(urth) Wolfe and Catholicism

Dan'l Danehy-Oakes danldo at gmail.com
Wed Dec 1 09:51:21 PST 2004


Eric -

as one of the list's token Catholics I tend to agree with you that
"Christianity doesn't exist." More accurately (and I think this is
pretty close to what Kierkegaard was gatting at) you can't, in
this life, "be a Christian," you can only "be in the process of
becoming a Christian" - but then that makes the referent of the
word "Christian" an ideal rather than a real object, and so the
word "Christian" in the context of the "real" world (or the "world
that is the case") becomes someone who "is in the process of 
becoming" a Christian-in-the-ideal-sense.

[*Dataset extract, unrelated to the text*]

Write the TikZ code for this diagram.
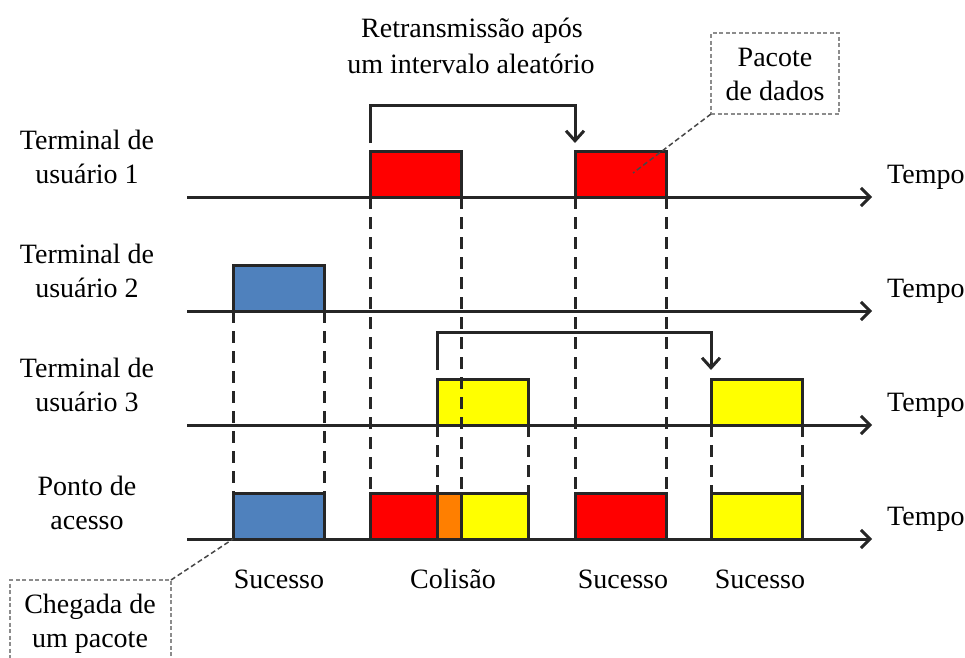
\documentclass[tikz,border=0pt]{standalone}
\usepackage{fontspec}
\setmainfont{Liberation Serif}
\usetikzlibrary{arrows.meta,calc}
\definecolor{ink}{HTML}{262626}
\definecolor{pred}{HTML}{FF0000}
\definecolor{pblue}{HTML}{4F81BD}
\definecolor{pyellow}{HTML}{FFFF00}
\definecolor{porange}{HTML}{FF7F00}
\definecolor{cgray}{HTML}{8C8C8C}
\begin{document}
\begin{tikzpicture}[x=1pt,y=-1pt,
  lbl/.style={font=\fontsize{28}{34}\selectfont, inner sep=0pt, anchor=base, text=black},
  axis/.style={draw=ink, line width=3pt, -{Straight Barb[length=9pt,width=18pt]}},
  pkt/.style={draw=ink, line width=3pt, minimum width=91pt, minimum height=46pt, inner sep=0pt, outer sep=0pt, anchor=south west},
  guide/.style={draw=ink, line width=3pt, dash pattern=on 12pt off 8pt},
  retx/.style={draw=ink, line width=3pt, -{Straight Barb[length=10pt,width=18pt]}},
  callbox/.style={draw=cgray, line width=1.2pt, dash pattern=on 4pt off 2.5pt, inner sep=0pt, outer sep=0pt},
  leader/.style={draw=ink!85, line width=1.5pt, dash pattern=on 5pt off 3pt}]
\useasboundingbox (0,0) rectangle (965,657);
\clip (0,0) rectangle (965,657);

% timelines
\foreach \n/\y in {1/197,2/311,3/425,4/539}{
  \coordinate (ts\n) at (187,\y);
  \coordinate (te\n) at (872,\y);
  \draw[axis] (ts\n) -- (te\n);
}

% packets on user terminals
\node[pkt, fill=pred] (u1a) at (370,197) {};
\node[pkt, fill=pred] (u1b) at (575,197) {};
\node[pkt, fill=pblue] (u2) at (233,311) {};
\node[pkt, fill=pyellow] (u3a) at (437,425) {};
\node[pkt, fill=pyellow] (u3b) at (711,425) {};

% packets at access point
\node[pkt, fill=pblue] (apB) at (233,539) {};
\node[pkt, fill=pred, minimum width=67pt] (apR) at (370,539) {};
\node[pkt, fill=porange, minimum width=24pt] (apO) at (437,539) {};
\node[pkt, fill=pyellow, minimum width=67pt] (apY) at (461,539) {};
\node[pkt, fill=pred] (apR2) at (575,539) {};
\node[pkt, fill=pyellow] (apY2) at (711,539) {};

% dashed guides
\draw[guide] (u2.south west) -- (apB.north west);
\draw[guide] (u2.south east) -- (apB.north east);
\draw[guide] (u1a.south west) -- (apR.north west);
\draw[guide] (u1a.south east) -- (apO.north east);
\draw[guide] (u3a.south west) -- (apO.north west);
\draw[guide] (u3a.south east) -- (apY.north east);
\draw[guide] (u1b.south west) -- (apR2.north west);
\draw[guide] (u1b.south east) -- (apR2.north east);
\draw[guide] (u3b.south west) -- (apY2.north west);
\draw[guide] (u3b.south east) -- (apY2.north east);

% retransmission arrows
\draw[retx] ($(u1a.north west)+(0,-8)$) -- ++(0,-38) -| ($(u1b.north west)+(0,-8)$);
\draw[retx] ($(u3a.north west)+(0,-9)$) -- ++(0,-38) -| ($(u3b.north west)+(0,-9)$);

% Tempo labels
\node[lbl, anchor=base west] (tp1) at (887,183) {Tempo};
\node[lbl, anchor=base west] (tp2) at (887,297) {Tempo};
\node[lbl, anchor=base west] (tp3) at (887,411) {Tempo};
\node[lbl, anchor=base west] (tp4) at (887,525) {Tempo};

% left labels
\node[lbl] (l1a) at (87,149) {Terminal de};
\node[lbl] (l1b) at (87,183) {usuário 1};
\node[lbl] (l2a) at (87,263) {Terminal de};
\node[lbl] (l2b) at (87,297) {usuário 2};
\node[lbl] (l3a) at (87,377) {Terminal de};
\node[lbl] (l3b) at (87,411) {usuário 3};
\node[lbl] (l4a) at (87,495) {Ponto de};
\node[lbl] (l4b) at (87,529) {acesso};

% bottom labels
\node[lbl] (s1) at (279,588) {Sucesso};
\node[lbl] (s2) at (453,588) {Colisão};
\node[lbl] (s3) at (623,588) {Sucesso};
\node[lbl] (s4) at (760,588) {Sucesso};

% top annotation
\node[lbl] (ra) at (472,37) {Retransmissão após};
\node[lbl] (rb) at (471,73) {um intervalo aleatório};

% Pacote de dados callout
\node[callbox, minimum width=128pt, minimum height=81pt, anchor=north west] (pd) at (711,33) {};
\node[lbl] (pda) at (775,66) {Pacote};
\node[lbl] (pdb) at (775,100) {de dados};
\coordinate (pdend) at (633,173);
\draw[leader] (pd.south west) -- (pdend);

% Chegada de um pacote callout
\node[callbox, minimum width=161pt, minimum height=110pt, anchor=north west] (cp) at (10,580) {};
\node[lbl] (cpa) at (90,613) {Chegada de};
\node[lbl] (cpb) at (90,647) {um pacote};
\draw[leader] (cp.north east) -- (apB.south west);
\end{tikzpicture}
\end{document}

Given how many blatant references (analogies, allegories,
whatever) to the Christ-story Wolfe packs into his stories, and
especially the Solar stories, it's difficult, not to say somewhat
obtuse, _not_ to read them as in-some-sense "Christian" 
stories. The difficulty arises when someone tries to define just
_how_, especially when one tries to make too simple of a call
-- Wolfe himself has repeatedly denied that any of his heroes
are "Christ figures," by which he appears to mean nothing more
than that he would not want anyone to confuse them with the
unique historical Messianic Person; I think that it's reasonable
to call Severian, Silk, and the Narrator "Christ figures" in the
same sense that Moses, Samuel, and Samson all "figure"
Christ in traditional (Catholic) readings of the Old Testament.

--Dan'l

-- 
www.livejournal.com/users/sturgeonslawyer
"Saddam would still be in power if he were the President
of the United States, and the world would be a lot better off."